Miejsce do zrzutu ścieków i fekalii to betonowy brodzik, który z jednej strony pozwala na dokładne wypłukanie i umycie zbiornika toalety nie zachlapawszy ziemi, z drugiej strony jego kratka ściekowa zatrzymuje część nieczystości i trzeba dosyć intensywnie spłukiwać wodą. Na innych kempingach z reguły jest odwrotnie- wylewamy do dziury, a płukać musimy na własną rękę, widać nie da się tego rozwiązać idealnie 😉
Spotkać tutaj można interesujące zwierzęta:
Wszystkie dzieci uwielbiają króliki, do wakacji młode podrosną i będą nie lada atrakcją. Pani nie ukrywała, że kontakt z młodym człowiekiem wielu królikom nie wychodzi na zdrowie 🙁 Mimo, że ich populacja nigdy nie będzie chyba zagrożona, to jakoś tak niesmak że są wystawiane na (nie)łaskę młodych kempingowiczów…
Kemping leży nad Jeziorem Probarskim, z wodą o 1 klasie czystości. Posiada bardzo duży pomost spacerowo-cumowniczy, dzięki czemu stosunkowo wygodnie się z niego korzysta nawet w szczycie sezonu. Poza sezonem staje się promenadą spacerową, świetnie nadaje się również do połowów… patyków, traw i glonów 😉
Latem działa grill bar i ogródek piwny, menu i ceny (z zeszłego roku) przyzwoite.

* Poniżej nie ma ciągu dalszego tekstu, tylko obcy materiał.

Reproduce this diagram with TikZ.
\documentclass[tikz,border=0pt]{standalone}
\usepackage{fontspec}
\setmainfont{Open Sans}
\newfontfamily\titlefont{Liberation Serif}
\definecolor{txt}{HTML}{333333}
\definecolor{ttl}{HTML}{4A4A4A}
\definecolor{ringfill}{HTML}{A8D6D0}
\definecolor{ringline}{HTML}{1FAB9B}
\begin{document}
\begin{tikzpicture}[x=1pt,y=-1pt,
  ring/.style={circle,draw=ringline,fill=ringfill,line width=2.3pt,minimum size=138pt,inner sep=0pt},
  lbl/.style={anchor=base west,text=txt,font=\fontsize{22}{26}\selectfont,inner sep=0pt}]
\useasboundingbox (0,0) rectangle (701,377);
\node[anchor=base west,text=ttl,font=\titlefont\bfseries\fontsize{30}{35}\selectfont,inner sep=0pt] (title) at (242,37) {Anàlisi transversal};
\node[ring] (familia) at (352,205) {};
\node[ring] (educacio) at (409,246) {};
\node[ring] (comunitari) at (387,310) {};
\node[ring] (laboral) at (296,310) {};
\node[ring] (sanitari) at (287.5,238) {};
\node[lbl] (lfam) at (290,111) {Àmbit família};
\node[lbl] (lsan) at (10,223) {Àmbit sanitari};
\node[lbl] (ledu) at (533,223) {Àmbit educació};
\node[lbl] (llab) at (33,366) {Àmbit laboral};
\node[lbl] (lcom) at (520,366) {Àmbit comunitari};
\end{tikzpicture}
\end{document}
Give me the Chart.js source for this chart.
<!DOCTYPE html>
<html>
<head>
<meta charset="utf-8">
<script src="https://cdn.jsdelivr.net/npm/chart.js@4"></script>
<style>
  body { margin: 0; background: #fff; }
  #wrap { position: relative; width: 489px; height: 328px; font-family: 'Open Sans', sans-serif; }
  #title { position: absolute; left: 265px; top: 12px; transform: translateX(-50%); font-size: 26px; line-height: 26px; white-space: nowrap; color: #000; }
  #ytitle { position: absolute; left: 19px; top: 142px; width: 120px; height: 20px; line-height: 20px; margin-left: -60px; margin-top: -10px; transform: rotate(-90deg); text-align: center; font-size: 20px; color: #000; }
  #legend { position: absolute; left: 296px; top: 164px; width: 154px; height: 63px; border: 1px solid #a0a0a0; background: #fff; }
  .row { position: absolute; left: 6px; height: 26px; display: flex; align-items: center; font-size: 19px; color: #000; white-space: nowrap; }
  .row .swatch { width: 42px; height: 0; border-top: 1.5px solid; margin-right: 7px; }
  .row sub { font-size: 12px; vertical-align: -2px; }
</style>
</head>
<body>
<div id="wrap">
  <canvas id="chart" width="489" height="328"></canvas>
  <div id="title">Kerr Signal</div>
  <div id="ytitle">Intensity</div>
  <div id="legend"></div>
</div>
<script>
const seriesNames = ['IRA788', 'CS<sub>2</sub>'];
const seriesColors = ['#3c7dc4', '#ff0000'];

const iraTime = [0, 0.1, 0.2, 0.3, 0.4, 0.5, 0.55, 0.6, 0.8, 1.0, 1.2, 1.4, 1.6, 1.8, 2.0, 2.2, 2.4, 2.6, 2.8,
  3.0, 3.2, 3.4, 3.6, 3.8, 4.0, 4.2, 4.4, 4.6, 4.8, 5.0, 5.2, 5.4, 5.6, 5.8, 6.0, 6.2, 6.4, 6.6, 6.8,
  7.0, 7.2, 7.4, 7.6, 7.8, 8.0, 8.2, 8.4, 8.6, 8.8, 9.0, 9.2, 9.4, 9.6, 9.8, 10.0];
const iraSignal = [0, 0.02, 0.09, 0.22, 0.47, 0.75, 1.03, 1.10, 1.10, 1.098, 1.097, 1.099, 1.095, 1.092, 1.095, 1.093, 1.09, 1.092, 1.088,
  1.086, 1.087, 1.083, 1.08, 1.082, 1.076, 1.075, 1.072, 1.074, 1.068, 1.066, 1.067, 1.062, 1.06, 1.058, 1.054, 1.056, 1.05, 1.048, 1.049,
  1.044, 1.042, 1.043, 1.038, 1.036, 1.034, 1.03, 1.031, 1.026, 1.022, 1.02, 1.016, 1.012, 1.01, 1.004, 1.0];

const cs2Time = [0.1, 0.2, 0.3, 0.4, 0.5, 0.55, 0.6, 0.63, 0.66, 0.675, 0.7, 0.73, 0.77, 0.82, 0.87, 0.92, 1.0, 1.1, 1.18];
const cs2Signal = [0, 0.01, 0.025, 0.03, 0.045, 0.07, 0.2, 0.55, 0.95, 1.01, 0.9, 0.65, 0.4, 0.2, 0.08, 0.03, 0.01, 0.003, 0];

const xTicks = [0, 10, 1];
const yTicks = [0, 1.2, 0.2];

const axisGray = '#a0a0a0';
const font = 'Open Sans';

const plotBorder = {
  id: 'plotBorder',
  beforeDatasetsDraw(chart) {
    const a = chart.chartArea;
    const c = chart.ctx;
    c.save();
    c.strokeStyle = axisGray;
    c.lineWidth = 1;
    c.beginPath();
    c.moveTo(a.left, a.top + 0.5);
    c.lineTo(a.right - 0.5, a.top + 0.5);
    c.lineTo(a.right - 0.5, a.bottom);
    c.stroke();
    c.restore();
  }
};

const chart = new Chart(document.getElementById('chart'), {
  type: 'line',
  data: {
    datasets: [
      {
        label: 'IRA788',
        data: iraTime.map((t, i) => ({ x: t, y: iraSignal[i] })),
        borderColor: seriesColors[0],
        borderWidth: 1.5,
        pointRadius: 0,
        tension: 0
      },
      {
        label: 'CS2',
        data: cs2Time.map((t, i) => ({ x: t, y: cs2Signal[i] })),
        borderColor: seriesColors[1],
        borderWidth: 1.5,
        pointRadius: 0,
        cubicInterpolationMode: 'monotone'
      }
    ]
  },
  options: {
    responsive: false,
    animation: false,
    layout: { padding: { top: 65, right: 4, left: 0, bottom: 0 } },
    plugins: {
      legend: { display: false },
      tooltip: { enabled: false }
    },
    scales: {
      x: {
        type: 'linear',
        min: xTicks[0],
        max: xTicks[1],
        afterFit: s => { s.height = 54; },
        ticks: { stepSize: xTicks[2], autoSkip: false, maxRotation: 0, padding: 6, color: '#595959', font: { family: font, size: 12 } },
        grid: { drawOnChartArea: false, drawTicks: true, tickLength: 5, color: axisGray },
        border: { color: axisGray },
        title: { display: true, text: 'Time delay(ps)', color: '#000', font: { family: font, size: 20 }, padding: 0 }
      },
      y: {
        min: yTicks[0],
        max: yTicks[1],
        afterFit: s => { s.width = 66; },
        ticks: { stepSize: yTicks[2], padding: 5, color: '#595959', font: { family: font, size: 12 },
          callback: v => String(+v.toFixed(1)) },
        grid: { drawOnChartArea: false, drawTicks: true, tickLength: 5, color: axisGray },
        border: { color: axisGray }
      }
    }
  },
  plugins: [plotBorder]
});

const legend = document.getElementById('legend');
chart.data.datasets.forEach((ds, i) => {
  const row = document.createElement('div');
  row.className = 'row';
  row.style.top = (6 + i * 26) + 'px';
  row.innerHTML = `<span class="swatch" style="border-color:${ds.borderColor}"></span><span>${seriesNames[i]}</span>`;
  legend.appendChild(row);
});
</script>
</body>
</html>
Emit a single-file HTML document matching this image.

Kemping można polecać również ze względu na domową kuchnię, koniecznie należy skosztować zupy kurkowej (kto nie zna niech żałuje, my całe lato zbieramy kurki nad swoim jeziorem i nie ma nic lepszego w sezonie niż zupa, jajecznica czy sos do ziemniaków z kurek właśnie!). Dla niektórych to ważne więc podaję, że z kempingu widać kościół, ale co ciekawe nie usłyszymy tutaj dzwonów, co jest zmorą niektórych kempingów o 6 rano 🙁
Zapraszam, chociaż raz, do Kosewa. Uwaga: w wakacje tłoczno i głośno (gwarno), chętnie przyjeżdżają tutaj rodziny z dziećmi. Ma to plus, że Wasze dzieci nie będą się tutaj pewnie nudzić. Ponadto podejrzewam, że pojawia się więcej gości takich jak ten, który nawiedził nas w piątek ze swoim quadem. Ta moda chyba się rozwija i plaga się rozlewa na cały kraj.